According to the notes for this release, “Walter Braunfels is a composer whose music died twice: Once when the Nazis declared his music ‘degenerate art,’ then again when post-war Germany had little use for the various schools of tonal music; when the arbiters of taste considered any form of romantic music – almost the whole pre-war aesthetic – to be tainted.” This is the sixth CD in Capriccio’s Braunfels edition with two world premiere recordings, the first and last works.

Although the Witches’ Sabbath contains some “demonic” effects, it is not nearly as weird as Berlioz’ Symphonie Fantastique, yet Braunfels was clearly a solid composer who used classical form in a sort of Straussian aesthetic with a little Scriabin thrown in for flavor. What helps is that both pianist Blome and conductor Bühl dig into this music with an almost Slavic intensity of expression; they really want you to enjoy and be impressed by this music, and their approach works miracles. In addition, Braunfels really knew musical principles inside and out and wasn’t afraid to attempt dramatic flourishes. From start to finish, this is a spectacular piece that deserves much wider circulation.

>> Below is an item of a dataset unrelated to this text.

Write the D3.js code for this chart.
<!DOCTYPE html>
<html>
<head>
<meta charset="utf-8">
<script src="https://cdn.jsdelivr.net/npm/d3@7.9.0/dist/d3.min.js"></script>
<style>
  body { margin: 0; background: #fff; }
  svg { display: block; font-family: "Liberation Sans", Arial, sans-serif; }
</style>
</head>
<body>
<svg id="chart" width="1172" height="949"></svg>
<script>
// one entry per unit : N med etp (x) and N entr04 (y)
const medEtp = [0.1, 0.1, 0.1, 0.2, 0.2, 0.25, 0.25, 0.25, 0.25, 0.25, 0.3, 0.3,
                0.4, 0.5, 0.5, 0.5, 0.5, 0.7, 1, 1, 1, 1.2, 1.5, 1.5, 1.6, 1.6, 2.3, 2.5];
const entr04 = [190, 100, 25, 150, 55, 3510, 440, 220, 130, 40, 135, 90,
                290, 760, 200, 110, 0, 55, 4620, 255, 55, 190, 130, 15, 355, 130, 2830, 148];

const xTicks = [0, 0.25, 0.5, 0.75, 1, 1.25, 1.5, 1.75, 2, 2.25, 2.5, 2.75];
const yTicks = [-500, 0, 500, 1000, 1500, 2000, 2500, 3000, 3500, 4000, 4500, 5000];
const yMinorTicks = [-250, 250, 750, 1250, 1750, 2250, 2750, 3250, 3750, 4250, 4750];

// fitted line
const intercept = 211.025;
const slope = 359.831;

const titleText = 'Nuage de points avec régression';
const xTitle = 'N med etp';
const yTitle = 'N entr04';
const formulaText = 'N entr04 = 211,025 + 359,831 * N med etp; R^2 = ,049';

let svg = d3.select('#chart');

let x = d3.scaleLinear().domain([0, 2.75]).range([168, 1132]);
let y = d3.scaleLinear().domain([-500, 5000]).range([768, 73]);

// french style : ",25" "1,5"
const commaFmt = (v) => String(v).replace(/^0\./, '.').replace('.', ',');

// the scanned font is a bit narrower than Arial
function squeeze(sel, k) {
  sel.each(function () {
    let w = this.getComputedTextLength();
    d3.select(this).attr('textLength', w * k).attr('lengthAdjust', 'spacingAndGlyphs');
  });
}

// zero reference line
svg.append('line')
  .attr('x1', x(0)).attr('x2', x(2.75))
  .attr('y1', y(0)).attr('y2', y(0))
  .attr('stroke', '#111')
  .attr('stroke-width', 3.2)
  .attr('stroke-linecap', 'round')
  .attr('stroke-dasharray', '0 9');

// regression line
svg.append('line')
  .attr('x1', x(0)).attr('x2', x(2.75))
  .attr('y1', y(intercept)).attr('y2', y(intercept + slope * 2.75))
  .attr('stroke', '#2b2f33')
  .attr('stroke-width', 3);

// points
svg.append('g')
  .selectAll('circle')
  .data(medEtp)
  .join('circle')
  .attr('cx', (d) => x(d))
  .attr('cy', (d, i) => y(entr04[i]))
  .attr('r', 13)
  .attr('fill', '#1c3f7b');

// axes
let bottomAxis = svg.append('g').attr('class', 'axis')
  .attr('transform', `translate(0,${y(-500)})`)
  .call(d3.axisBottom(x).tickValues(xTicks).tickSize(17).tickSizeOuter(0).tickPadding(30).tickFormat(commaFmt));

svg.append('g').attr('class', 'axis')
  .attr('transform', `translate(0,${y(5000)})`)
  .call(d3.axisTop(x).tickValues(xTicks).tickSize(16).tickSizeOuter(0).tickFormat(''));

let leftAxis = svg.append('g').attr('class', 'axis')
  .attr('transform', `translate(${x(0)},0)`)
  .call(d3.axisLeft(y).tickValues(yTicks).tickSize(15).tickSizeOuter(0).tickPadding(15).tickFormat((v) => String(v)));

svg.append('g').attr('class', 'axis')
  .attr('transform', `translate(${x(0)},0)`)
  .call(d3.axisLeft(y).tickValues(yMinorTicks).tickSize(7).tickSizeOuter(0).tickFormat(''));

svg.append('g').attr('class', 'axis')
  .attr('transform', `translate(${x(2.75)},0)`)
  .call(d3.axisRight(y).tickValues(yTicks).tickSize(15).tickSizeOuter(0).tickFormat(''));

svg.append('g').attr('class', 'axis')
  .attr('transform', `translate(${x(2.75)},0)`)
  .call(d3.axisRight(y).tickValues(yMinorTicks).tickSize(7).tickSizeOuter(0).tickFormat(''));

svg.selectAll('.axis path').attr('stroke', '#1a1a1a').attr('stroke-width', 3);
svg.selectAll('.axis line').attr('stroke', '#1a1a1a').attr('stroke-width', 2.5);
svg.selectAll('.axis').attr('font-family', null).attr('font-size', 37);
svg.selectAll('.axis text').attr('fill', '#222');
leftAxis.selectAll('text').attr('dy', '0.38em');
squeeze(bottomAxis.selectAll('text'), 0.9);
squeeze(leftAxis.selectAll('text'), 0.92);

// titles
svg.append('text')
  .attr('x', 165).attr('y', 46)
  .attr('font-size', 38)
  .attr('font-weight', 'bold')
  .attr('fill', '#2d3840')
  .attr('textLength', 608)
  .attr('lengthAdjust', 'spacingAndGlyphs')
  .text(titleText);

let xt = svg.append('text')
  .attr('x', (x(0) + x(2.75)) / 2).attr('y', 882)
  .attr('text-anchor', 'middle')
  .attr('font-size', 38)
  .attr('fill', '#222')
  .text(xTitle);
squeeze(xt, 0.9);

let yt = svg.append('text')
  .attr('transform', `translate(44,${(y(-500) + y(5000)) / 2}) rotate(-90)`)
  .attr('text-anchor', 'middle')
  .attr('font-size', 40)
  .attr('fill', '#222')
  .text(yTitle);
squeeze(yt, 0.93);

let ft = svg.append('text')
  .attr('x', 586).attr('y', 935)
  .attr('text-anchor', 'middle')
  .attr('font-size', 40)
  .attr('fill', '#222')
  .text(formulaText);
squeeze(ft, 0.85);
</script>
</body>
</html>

The Konzertstücke from 1946 is also a dramatic work, this time with pregnant pauses in the stately opening (and oftimes dramatic) opening section. When the tempo picks up, it is with an insistent sort of march rhythm which then morphs into a middle-tempo, odd tune played by the bassoon while the piano weaves its busy way in and out of the orchestral texture.

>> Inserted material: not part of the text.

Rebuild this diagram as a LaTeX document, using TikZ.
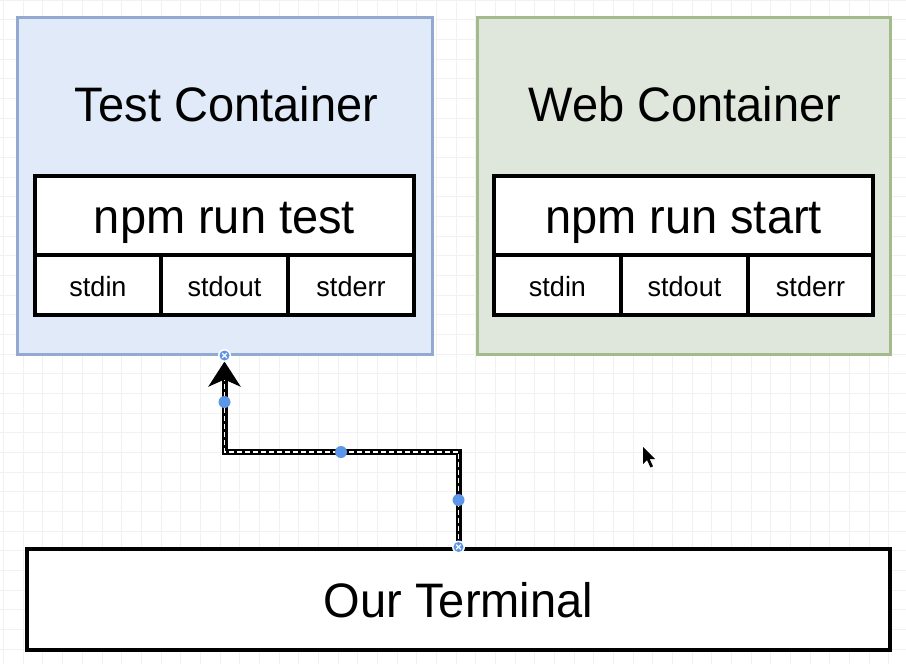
\documentclass[tikz,border=0pt]{standalone}
\usepackage{fontspec}
\setmainfont{Liberation Sans}
\usetikzlibrary{arrows.meta,calc}
\definecolor{testfill}{HTML}{E1EAF8}
\definecolor{testdraw}{HTML}{93A9CF}
\definecolor{webfill}{HTML}{DFE7DC}
\definecolor{webdraw}{HTML}{A3BA8C}
\definecolor{handle}{HTML}{5B96E9}
\definecolor{gridc}{HTML}{F1F1F1}
\newcommand{\bigtxt}[1]{\scalebox{1}[1.03]{#1}}
\newcommand{\smalltxt}[1]{\scalebox{1}[1.03]{#1}}
\tikzset{
  container/.style={draw, line width=3pt, rectangle, inner sep=0pt},
  title/.style={font=\fontsize{47}{50}\selectfont, inner sep=0pt, anchor=base},
  cmdbox/.style={draw=black, fill=white, line width=3.5pt, rectangle, inner sep=0pt, font=\fontsize{47}{50}\selectfont, text height=36pt, text depth=0pt},
  cellbox/.style={draw=black, fill=white, line width=3.5pt, rectangle, inner sep=0pt, font=\fontsize{27}{30}\selectfont, text height=22pt, text depth=0pt},
  termbox/.style={draw=black, fill=white, line width=4pt, rectangle, inner sep=0pt, font=\fontsize{47}{50}\selectfont, text height=35pt, text depth=0pt},
  gridline/.style={draw=gridc, line width=0.9pt},
  dot/.style={circle, fill=handle, inner sep=0pt, minimum size=12pt},
}
\begin{document}
\begin{tikzpicture}[x=1pt,y=-1pt]
\useasboundingbox (0,0) rectangle (906,664);
\fill[white] (0,0) rectangle (906,664);
% grid
\foreach \i in {0,...,46} \draw[gridline] ({3.6+\i*19.67},0) -- ({3.6+\i*19.67},664);
\foreach \j in {0,...,34} \draw[gridline] (0,{\j*19.67}) -- (906,{\j*19.67});
% containers
\node[container, fill=testfill, draw=testdraw, minimum width=415pt, minimum height=337pt] (testc) at (224.5,185.5) {};
\node[container, fill=webfill, draw=webdraw, minimum width=413pt, minimum height=337pt] (webc) at (683.5,185.5) {};
\node[title] (testtitle) at (226.5,121) {\bigtxt{Test Container}};
\node[title] (webtitle) at (685,121) {\bigtxt{Web Container}};
% test table
\node[cmdbox, minimum width=379pt, minimum height=79pt] (testcmd) at (224.5,215.5) {\bigtxt{npm run test}};
\node[cellbox, minimum width=126pt, minimum height=60pt] (tin) at (98,285) {\smalltxt{stdin}};
\node[cellbox, minimum width=127pt, minimum height=60pt] (tout) at (224.5,285) {\smalltxt{stdout}};
\node[cellbox, minimum width=126pt, minimum height=60pt] (terr) at (351,285) {\smalltxt{stderr}};
% web table
\node[cmdbox, minimum width=379pt, minimum height=79pt] (webcmd) at (683.5,215.5) {\bigtxt{npm run start}};
\node[cellbox, minimum width=127pt, minimum height=60pt] (win) at (557.5,285) {\smalltxt{stdin}};
\node[cellbox, minimum width=127pt, minimum height=60pt] (wout) at (684.5,285) {\smalltxt{stdout}};
\node[cellbox, minimum width=125pt, minimum height=60pt] (werr) at (810.5,285) {\smalltxt{stderr}};
% terminal
\node[termbox, minimum width=863pt, minimum height=101pt] (term) at (458.5,599.5) {\bigtxt{Our Terminal}};
% connector
\coordinate (bend) at (224.5,452);
\draw[line width=6pt, -{Stealth[length=25pt,width=32pt,inset=7pt]}, shorten >=6pt] (term.north) |- (bend) -- (testc.south);
\draw[white, line width=1.3pt, dash pattern=on 5pt off 3pt] (term.north) |- (bend) -- ($(testc.south)+(0,24)$);
% handles
\node[dot] (h1) at (224.5,402) {};
\node[dot] (h2) at (341,452) {};
\node[dot] (h3) at (458.5,500) {};
\foreach \p in {testc.south, term.north} {
  \fill[white] (\p) circle (6.5pt);
  \fill[handle] (\p) circle (5pt);
  \draw[white, line width=1.3pt] ($(\p)+(-2.3,-2.3)$) -- ($(\p)+(2.3,2.3)$) ($(\p)+(-2.3,2.3)$) -- ($(\p)+(2.3,-2.3)$);
}
% cursor
\fill[black] (643,447) -- (643,464) -- (647,460) -- (650.5,467.5) -- (653,466.3) -- (649.6,459) -- (655,459) -- cycle;
\end{tikzpicture}
\end{document}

The Hebridean Dances from the 1950s is, perhaps, less adventurous music than the first two works, but no less well crafted, using minor keys and descending chromatic harmonies to make its point. The second piece in this suite reveals another side of Braunfels, as the music is broad and atmospheric, while the third is an upbeat little dance in asymmetric rhythm while the fourth is an odd, spacey little piece that sounds Middle Eastern.

All in all, a fascinating glimpse into the work of a very serious and very interesting composer who appears to have always been open to new things. Well worth acquiring!